The product is not without flaws. Conversation grouping remains inconsistent. A single long discussion interrupted by brief pauses could sometimes get fragmented into three or four separate summaries.

In noisy political rallies or crowded press environments with multiple people speaking simultaneously, the AI understandably struggled to isolate speakers cleanly. On rare occasions, parts of recordings were missed altogether.

The device also noticeably drains the iPhone’s battery over prolonged usage, something heavy users will quickly notice.

Then there is the much larger issue hovering over the entire category — privacy.

AI wearables fundamentally challenge existing social norms around recording conversations. Even if the Neo 1 remains discreet, the ethical questions remain unavoidable. Should people constantly wear devices capable of recording conversations? How informed are others in those interactions? What happens to that data?

Online discussions around NeoSapien’s privacy policy have already raised concerns about third-party data sharing. Dhananjay pushed back strongly against those fears, clarifying that NeoSapien does not sell user data or use customer conversations to train AI models by default.

“The broader principle is simple,” he said. “If users do not trust us with their conversations, there is no product.”

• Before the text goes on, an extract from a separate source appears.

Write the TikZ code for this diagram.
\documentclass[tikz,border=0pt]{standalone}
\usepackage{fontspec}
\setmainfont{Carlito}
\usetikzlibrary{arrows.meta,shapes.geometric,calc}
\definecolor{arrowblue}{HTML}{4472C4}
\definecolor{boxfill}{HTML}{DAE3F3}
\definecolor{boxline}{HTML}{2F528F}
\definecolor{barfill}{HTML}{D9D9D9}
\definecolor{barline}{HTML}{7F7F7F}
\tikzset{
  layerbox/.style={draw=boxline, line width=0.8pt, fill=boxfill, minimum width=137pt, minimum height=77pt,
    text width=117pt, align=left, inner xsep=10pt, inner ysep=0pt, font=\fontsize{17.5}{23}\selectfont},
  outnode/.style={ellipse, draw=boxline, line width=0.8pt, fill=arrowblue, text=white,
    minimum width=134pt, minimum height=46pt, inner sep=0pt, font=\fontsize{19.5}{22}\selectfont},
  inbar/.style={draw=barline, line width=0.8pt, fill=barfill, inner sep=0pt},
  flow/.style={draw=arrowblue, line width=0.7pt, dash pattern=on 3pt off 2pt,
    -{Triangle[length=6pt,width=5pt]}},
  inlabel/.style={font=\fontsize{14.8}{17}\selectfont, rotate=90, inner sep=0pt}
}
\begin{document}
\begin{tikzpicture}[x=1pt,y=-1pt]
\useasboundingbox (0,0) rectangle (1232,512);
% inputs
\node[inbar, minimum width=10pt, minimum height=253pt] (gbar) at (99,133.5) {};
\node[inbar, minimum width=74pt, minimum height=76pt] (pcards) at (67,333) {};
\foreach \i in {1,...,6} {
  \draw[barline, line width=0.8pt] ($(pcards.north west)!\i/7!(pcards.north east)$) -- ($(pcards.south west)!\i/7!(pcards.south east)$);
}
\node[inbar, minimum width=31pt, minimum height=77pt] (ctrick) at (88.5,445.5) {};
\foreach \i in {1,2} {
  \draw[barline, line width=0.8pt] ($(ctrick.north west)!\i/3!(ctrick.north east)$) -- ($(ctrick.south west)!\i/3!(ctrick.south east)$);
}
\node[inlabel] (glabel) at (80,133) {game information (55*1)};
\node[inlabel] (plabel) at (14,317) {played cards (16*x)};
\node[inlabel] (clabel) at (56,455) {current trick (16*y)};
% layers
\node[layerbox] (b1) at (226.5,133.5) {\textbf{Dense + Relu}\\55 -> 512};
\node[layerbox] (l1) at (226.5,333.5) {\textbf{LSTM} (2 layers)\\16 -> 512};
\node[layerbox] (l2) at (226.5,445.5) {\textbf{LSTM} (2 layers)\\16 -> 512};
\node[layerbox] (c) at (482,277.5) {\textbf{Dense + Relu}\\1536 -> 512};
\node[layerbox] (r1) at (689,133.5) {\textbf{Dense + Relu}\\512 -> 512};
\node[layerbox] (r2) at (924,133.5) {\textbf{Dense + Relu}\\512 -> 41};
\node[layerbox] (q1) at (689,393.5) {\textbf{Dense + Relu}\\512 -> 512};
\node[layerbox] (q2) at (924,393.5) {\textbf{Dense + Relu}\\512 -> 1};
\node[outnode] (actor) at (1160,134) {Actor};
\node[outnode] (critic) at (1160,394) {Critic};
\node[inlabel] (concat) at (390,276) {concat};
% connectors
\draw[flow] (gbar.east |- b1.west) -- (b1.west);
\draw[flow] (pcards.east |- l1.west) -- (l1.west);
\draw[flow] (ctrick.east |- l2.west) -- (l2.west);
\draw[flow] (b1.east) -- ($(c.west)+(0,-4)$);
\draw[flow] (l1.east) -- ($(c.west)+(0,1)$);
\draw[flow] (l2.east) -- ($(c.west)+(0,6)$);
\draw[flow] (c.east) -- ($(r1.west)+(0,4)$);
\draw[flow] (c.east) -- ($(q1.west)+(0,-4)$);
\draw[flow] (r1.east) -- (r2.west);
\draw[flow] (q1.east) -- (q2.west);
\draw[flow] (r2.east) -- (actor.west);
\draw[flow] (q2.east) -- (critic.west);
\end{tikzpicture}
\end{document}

It is a convincing answer on paper. Whether consumers are willing to extend that trust to always-listening AI hardware remains an open question.

Still, after two months with Neo 1, what remains most striking is not the technology itself, but how quickly it normalises. The idea of outsourcing memory to AI initially feels intrusive, even absurd. Then, somewhere between forgotten reminders resurfacing automatically and searchable conversations saving hours of work, it begins to feel practical.

That may ultimately be the future of AI wearables. Not flashy sci-fi replacements for smartphones, but invisible assistants quietly handling the cognitive clutter of modern life.

Neo 1 does not reinvent computing. It does something far less dramatic and perhaps far more useful: it remembers.